Die im Wendland Straßenblockaden bauen, Schienen blockieren und mit nichts als ihren Körpern tonnenschwere Atommüll-Transporter aufhalten. Die sich im Hambacher Forst in Baumhäusern verbarrikadieren, in schwindelnder Höhe, riesige Kohlebagger-Monster besteigen, Kohlegruben überrennen und Kohle-Züge stoppen, unter Einsatz ihres Lebens.

Es gibt Whistleblower, die ihre Zukunft aufs Spiel setzen, Bankgeheimnisse veröffentlichen, als Staatsverräter hinter Gitter landen oder ins Ausland flüchten müssen, weil sie geheime Informationen aus Armee und Diplomatie weitergeben. Es gibt Bürgerinnen und Bürger, die sich Aufmärschen von engstirnigen, aufgehetzten Menschenfeinden entgegenstellen, und dafür in Polizeikesseln landen.

Diese mutigen Menschen stehen für die Veränderung zum Guten. Sie finden sich nicht damit ab, dass wir in der »besten aller Welten« leben. Sie wollen diese Welt besser machen. Sie sind jene Menschen, die als »Gutmenschen« angefeindet werden. Sie alle landen in Handschellen, Untersuchungshaft, hinter Gittern, vor Gericht, den Staatsanwalt im Nacken. Sie alle übertreten geltendes Recht. Ein Rechtsbruch, der neues Recht schaffen will, weil das geltende Recht aus ihrer Sicht ungenügend ist.

Am Wochenende werden wieder tausende Aktivistinnen und Aktivisten des Bündnisses »Ende Gelände« zivilen Ungehorsam leisten, sich dem langen Arm der Kohleindustrie entgegenstellen, Klimagerechtigkeit einfordern. Am »Hambacher Forst« war die Mehrheit der Bevölkerung auf ihrer Seite, jetzt wird sich zeigen, wie entschieden sie ist, dieses Land zum Guten zu ändern, sich mit den Mächtigen anzulegen.

Von Polizeiführung und zumindest der Landesregierung in Nordrhein-Westfalen wird versucht werden, den Protest zu kriminalisieren, ihm die Legitimität abzusprechen. Doch wird die Geschichte den »Rechtsbrechern« von heute Recht geben. So war es bei der Abschaffung der Sklaverei, die ebenfalls auf dem Verstoß geltenden Rechts beruhte. So war es beim Kampf um Arbeiterrechte, beim Kampf gegen die Aristokratie für Demokratie und Freiheit.

Und so wird es auch beim Kampf zum Schutz der Umwelt sein.
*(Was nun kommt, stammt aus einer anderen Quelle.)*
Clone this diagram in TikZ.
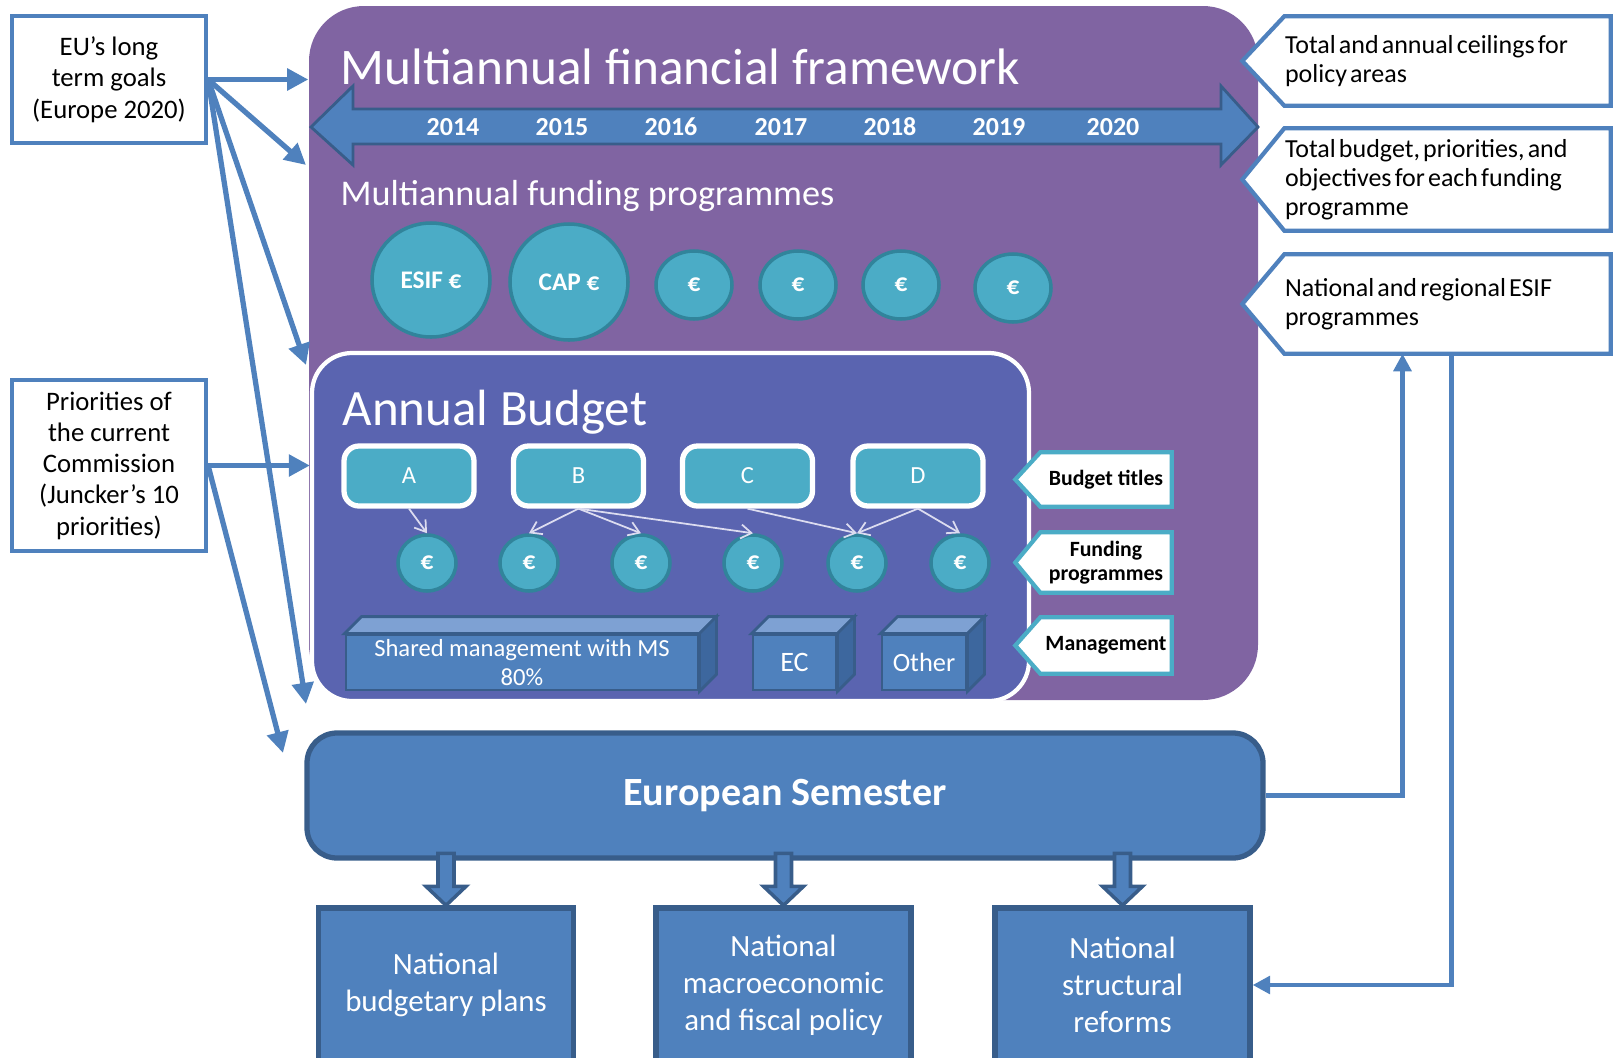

Das Bayerische Parlament befasste sich 1986 mit der Schuldfrage, wie es zum Fiasko von Wackersdorf kommen konnte. Das Fazit des Hohen Hauses spricht Bände: »Zusammenfassend ist festzustellen, dass der Untersuchungsausschuss ein irgendwie geartetes Fehlverhalten der Bayerischen Staatsregierung nicht feststellen konnte«. Die Herrschenden fühlen sich immer im Recht. Leisten wir also zivilen Ungehorsam.